Akses mendapatkan obat juga tambah rumit sejak dua bulan lalu Kementerian Keuangan dan Direktorat Jendral Bea Cukai menerapkan penggunaan Special Access Scheme (SAS) atau Mekanisme Jalur Khusus untuk mengimpor obat-obatan.
SAS adalah izin yang dikeluarkan oleh BPOM dan Kemenkes terhadap pembelian obat tanpa izin edar dari luar negeri untuk kebutuhan obat segera perseorangan. Dalam konferensi persnya, Perwakilan Indonesia Buyers Club (IBC), Sindi Putri mengatakan, persyaratan dalam SAS malah menghambat distribusi obat secara cepat.
SAS hanya diperuntukkan bagi perorangan dengan penggunaan izin sekali pengiriman obat dan tidak dapat digunakan berkali-kali. Jika ingin membeli obat lagi, izin baru SAS harus kembali dibuat. Sejatinya, IBC menginginkan izin SAS bisa diberlakukan untuk kelompok dan penggunaannya secara berulang.
"Banyak sekali proses atau alur untuk mendapatkan izin SAS ini jika dilakukan perorangan, apakah akan berbelit-belit, karena tidak mungkin satu sampai tiga hari sampai," kata Sindi.
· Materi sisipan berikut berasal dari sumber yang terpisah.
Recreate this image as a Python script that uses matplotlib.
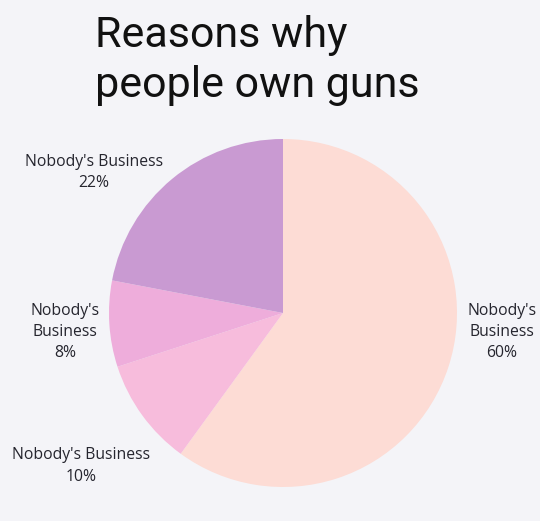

Padahal dalam WTO telah menjamin pembelian pribadi paket obat dalam jumlah kecil seperti yang tertuang dalam pasal 60 Trade-Related Aspects on Intelectual Property Rights (TRIPS). Pasal tersebut menjamin minimum impor setiap negara yang menjadi anggota WTO.
“…dapat mengecualikan jumlah kecil barang yang sifatnya non-komersil dalam barang pribadi wisatawan atau dikirim dalam paket kecil.”
Sayang, klausul ini tak berlaku di Indonesia, sebagai salah satu negara anggota WTO. Terdapat aturan dan birokrasi yang harus dilalui oleh pasien untuk memenuhi hak atas kesehatannya dalam hal ini melalui mekanisme SAS.
Obat Ilegal
Birokrasi berbelit dan ketersediaan obat yang sulit hampir membuat Irwandy Widjaja frustrasi. Obat tersebut harus segera dikonsumsi, sementara distribusinya terhambat oleh alur birokrasi dan regulasi. Sama seperti Baby, Irwandy juga salah satu ODHA yang tak bisa mengonsumsi obat generik Hepatitis C dari pemerintah.
“Saya lebih mungkin mati karena Hepatitis C, kesulitan mendapatkan obat Hepatitis yang tepat, dibanding karena AIDS,” katanya.
Pria ini kemudian mengambil jalan pintas yang berisiko, menyelundupkan obat dari India. Tahun 2005 ia mulai pergi ke India membeli obat Hepatitis C untuk 6 bulan dan membawa sendiri obat tersebut ke Indonesia.
“Mau bagaimana lagi, teman-teman saya membutuhkan obat, sementara obat itu belum ada di Indonesia. Saya berikan kepada 4 orang teman, tiga berhasil sembuh dan hanya satu yang mengulang terapi.”
Selagi melanjutkan cerita, Irwandy membuka ritsleting tas yang sedari tadi dibawanya. Sekitar 40 botol selundupan cairan obat Hepatitis C ia perlihatkan, 40 botol tersebut ia klaim mampu untuk menyelamatkan kurang lebih 10 nyawa.
Namun, aksinya dalam menyelundupkan obat tak melulu berhasil. Beberapa waktu lalu, obat selundupan Irwandy tak bisa menembus bea cukai. Akibatnya, sekitar 90 botol obat yang sudah dipesan oleh beberapa pasien Hepatitis C di Indonesia terpaksa kembali ke negara asalnya, India.
Sementara menunggu usulan keringanan dalam mendapat perizinan SAS, Irwandi bertekad terus menolong sesama penderita Hepatitis C dengan tetap menyelundupkan obat. Sejauh ini, salah satunya melalui obat selundupannya, IBC telah mampu menolong kesembuhan 100 pasien Hepatitis C.
"Daripada saya nunggu mati, mending saya ambil risiko. Ini bentuk kenekadan yang kami ambil untuk membantu teman-teman,” ujarnya bersungut.